In an interview with the Bureau of Investigative Journalism, one of Islamabad’s most senior diplomats says that ongoing CIA drone strikes in Pakistan’s tribal areas are weakening democracy, and risk pushing people towards, not away from, extremist groups.
As High Commissioner to London, Wajid Shamsul Hasan is one of Pakistan’s top ambassadors. Now four years into his second stint in the post, Ambassador Hasan argues that US drone strikes risk significantly weakening Pakistan’s democratic institutions and that the US prefers dealing 'one man' and not 'democratic institutions' when it comes to such matters.
"What has been the whole outcome of these drone attacks is that you have directly or indirectly contributed to destabilising or undermining the democratic government. Because people really make fun of the democratic government – when you pass a resolution against drone attacks in the parliament and nothing happens. The Americans don't listen to you, and they continue to violate your territory," he said.
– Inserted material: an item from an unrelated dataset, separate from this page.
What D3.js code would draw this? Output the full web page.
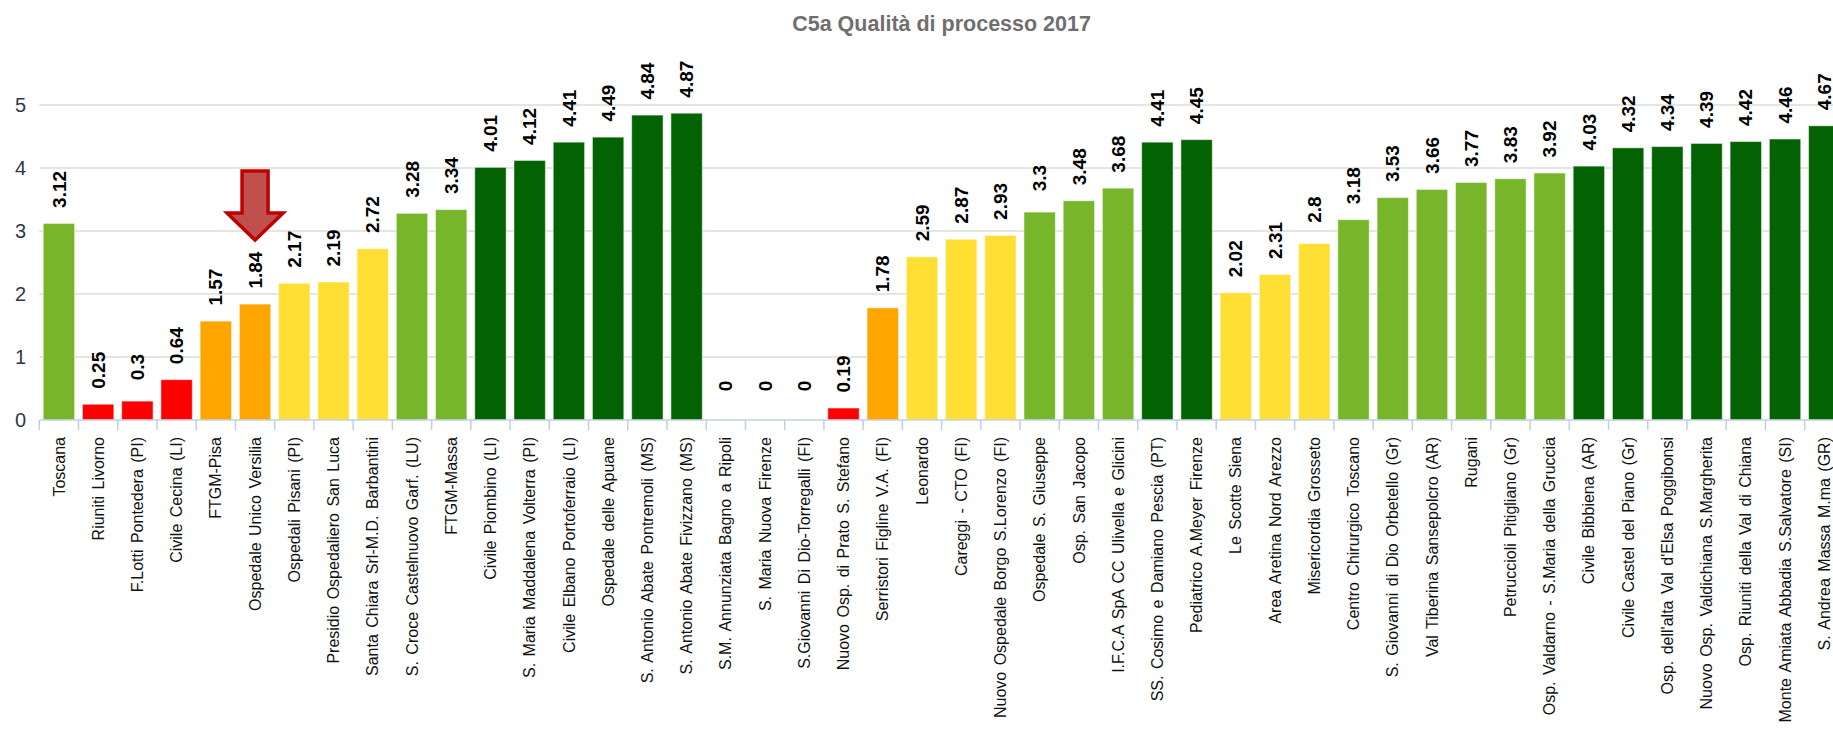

Despite repeated government requests and eve-growing public protest, he says, the Pakistanis are too weak to halt the US superpower. "We cannot take on the only superpower, which is all-powerful in the world at the moment. You can't take them on. We are a small country, we are ill-equipped," he said.
Mr Hasan was also scathing about what he sees as the US’s weak commitment towards democracy in Pakistan and Afghanistan. He also implies there are those in the US government who would still prefer to be dealing with a dictator:
"They talk in miles in support of democracy, but they move in inches. They say, 'We are fully for democracy, we want democracy, we support the Arab Spring, we are opposed to military interference in Egypt.' All of these things are very good. They are music to my ears. But when it comes to real politics they are different. [US Secretary of State] Hillary Clinton has really supported democracy. But she is one person. There are so many pillars of power in the United States, and they act differently."
"The United States if you look at Pakistan’s 65 year history," Hasan said, "has always preferred to deal with one man rather than with institutions. They would never like a matter to go to the parliament, to be debated there, for issues to be accountable to the parliament and the people, they don’t want that, they want one man."